Holly Golightly is a really difficult character to play; she should be charmingly energetic and extroverted but reveal snippets of vulnerability and emotional complexity. Pixie Lott does her best but you can’t help but feel that her performance should be more nuanced and interesting for the West End stage. The film is supposed to be more sugar-coated than the novella and most of the play reflects this but Pixie’s Holly is more sickly sweet than Hepburn’s and even at the darkest moments in the play she fails to develop the character into anything deeper. The appeal of Hepburn’s Holly was her guarded and careful nature, something Pixie doesn’t quite nail. Lines such as “I hate snoops” were mysterious and interesting with Hepburn but fall flat in the stage adaptation, it’s hard not to compare when iconic moments from one adaptation completely lose their sparkle in another adaptation.
Nevertheless Pixie Lott’s performing history gives her the right kind of stage presence for this show. She lights up the stage with her larger than life personality and looks stunning throughout. We all know someone who behaves a little bit like Holly in real life, probably to a lesser degree and you can’t help but watch her when she’s flouncing across the stage. This production probably wouldn’t have existed without a star casting but I’m not convinced that Pixie Lott was the right choice for this role.
Matt Barber as our narrator was slightly more engaging emotionally as he battles with his identity as a young male who hasn’t begun to succeed yet. He offers the audience a much more interesting character development but still the play feels like it’s lacking some real substance. All the men that become spell bound by Holly are great, Joe Bell (Victor McGuire), Doc (Robert Calvert), Jose (Charlie De Melo), OJ (Sevan Stephan) and Rusty (Tim Frances), but when the audience doesn’t latch onto her in the same way it all just feels (to quote an audience member sat near me) lukewarm.

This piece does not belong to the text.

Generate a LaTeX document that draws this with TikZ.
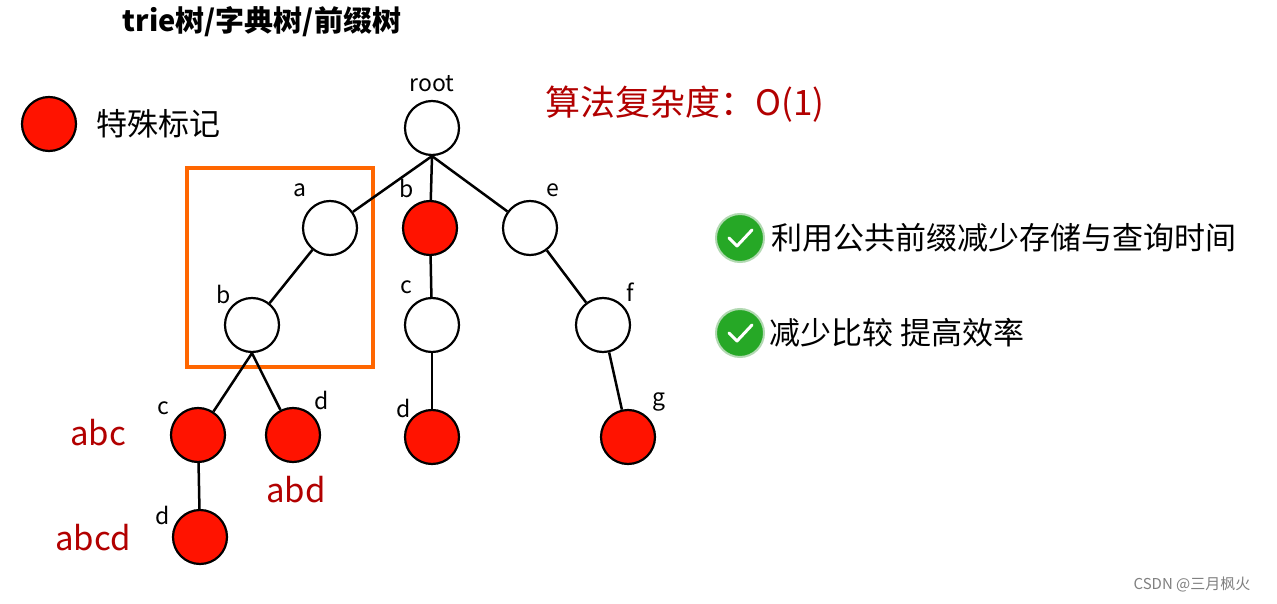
\documentclass[tikz,border=0pt]{standalone}
\usepackage{fontspec}
\setmainfont{Noto Sans CJK SC}
\begin{document}
\begin{tikzpicture}[x=1pt,y=-1pt,
  nd/.style={circle,draw=black,line width=2.2pt,minimum size=54pt,inner sep=0pt,fill=white},
  rd/.style={nd,fill=red!85!orange},
  lb/.style={font=\fontsize{23}{23}\selectfont},
  rl/.style={font=\fontsize{33}{33}\selectfont,text=red!70!black},
  ck/.style={circle,fill=green!60!black!85,draw=green!50!black!30,line width=2pt,minimum size=48pt,inner sep=0pt},
  ed/.style={line width=2.5pt}]
\useasboundingbox[fill=white] (0,0) rectangle (1277,604);
\node[font=\fontsize{29}{29}\selectfont\bfseries] (title) at (262,22) {trie树/字典树/前缀树};
\node[rd] (leg) at (49,124) {};
\node[font=\fontsize{31}{31}\selectfont,anchor=west] (legt) at (93,124) {特殊标记};
\node[font=\fontsize{35}{35}\selectfont,text=red!70!black] (cx) at (685,104) {算法复杂度：O(1)};
\draw[orange!80!red,line width=3.5pt] (187,168) rectangle (373,367);
\node[nd] (root) at (432,128) {};
\node[nd] (a) at (330,228) {};
\node[rd] (b) at (430,228) {};
\node[nd] (e) at (530,228) {};
\node[nd] (ab) at (252,325) {};
\node[nd] (c) at (432,325) {};
\node[nd] (f) at (603,325) {};
\node[rd] (abc) at (198,435) {};
\node[rd] (abd) at (293,435) {};
\node[rd] (cd) at (432,437) {};
\node[rd] (g) at (628,437) {};
\node[rd] (abcd) at (200,537) {};
\draw[ed] (root.south) -- (a); \draw[ed] (root.south) -- (b); \draw[ed] (root.south) -- (e);
\draw[ed] (a) -- (ab); \draw[ed] (b) -- (c); \draw[ed] (e) -- (f);
\draw[ed] (ab.south) -- (abc); \draw[ed] (ab.south) -- (abd); \draw[ed] (c) -- (cd);
\draw[ed] (f) -- (g); \draw[ed] (abc) -- (abcd);
\node[lb] (l0) at (432,84) {root};
\node[lb] (l1) at (300,190) {a};
\node[lb] (l2) at (407,188) {b};
\node[lb] (l3) at (553,190) {e};
\node[lb] (l4) at (224,294) {b};
\node[lb] (l5) at (406,287) {c};
\node[lb] (l6) at (630,292) {f};
\node[lb] (l7) at (163,408) {c};
\node[lb] (l8) at (322,400) {d};
\node[lb] (l9) at (404,408) {d};
\node[lb] (l10) at (659,402) {g};
\node[lb] (l11) at (163,515) {d};
\node[rl] (r1) at (98,433) {abc};
\node[rl] (r2) at (296,490) {abd};
\node[rl] (r3) at (93,538) {abcd};
\node[ck] (c1) at (740,238) {};
\draw[white,line width=3pt,line cap=round,line join=round] (729,238) -- (737,246) -- (752,230);
\node[ck] (c2) at (740,333) {};
\draw[white,line width=3pt,line cap=round,line join=round] (729,333) -- (737,341) -- (752,325);
\node[font=\fontsize{31}{31}\selectfont,anchor=west] (t1) at (768,238) {利用公共前缀减少存储与查询时间};
\node[font=\fontsize{31}{31}\selectfont,anchor=west] (t2) at (766,333) {减少比较 提高效率};
\node[font=\fontsize{15}{15}\selectfont,text=gray] (wm) at (1192,584) {CSDN @三月枫火};
\end{tikzpicture}
\end{document}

It says a lot about a show when the cat is the only one that gets a laugh and whenever he came on the tension lifted in a really obvious way, it was only then that I realised just how tense the mood among the audience was. Stage adaptations of Breakfast at Tiffany’s have had a history of not really working and this production, although well meaning, follows suit due to a somewhat clunky script and an absence of an ability to move the audience. The star casting of Pixie Lott provides a little bit more glamour but fails to give the production any of the depth or emotional punch that it needs. The result is a mediocre show that ultimately just makes you want to watch the film version again.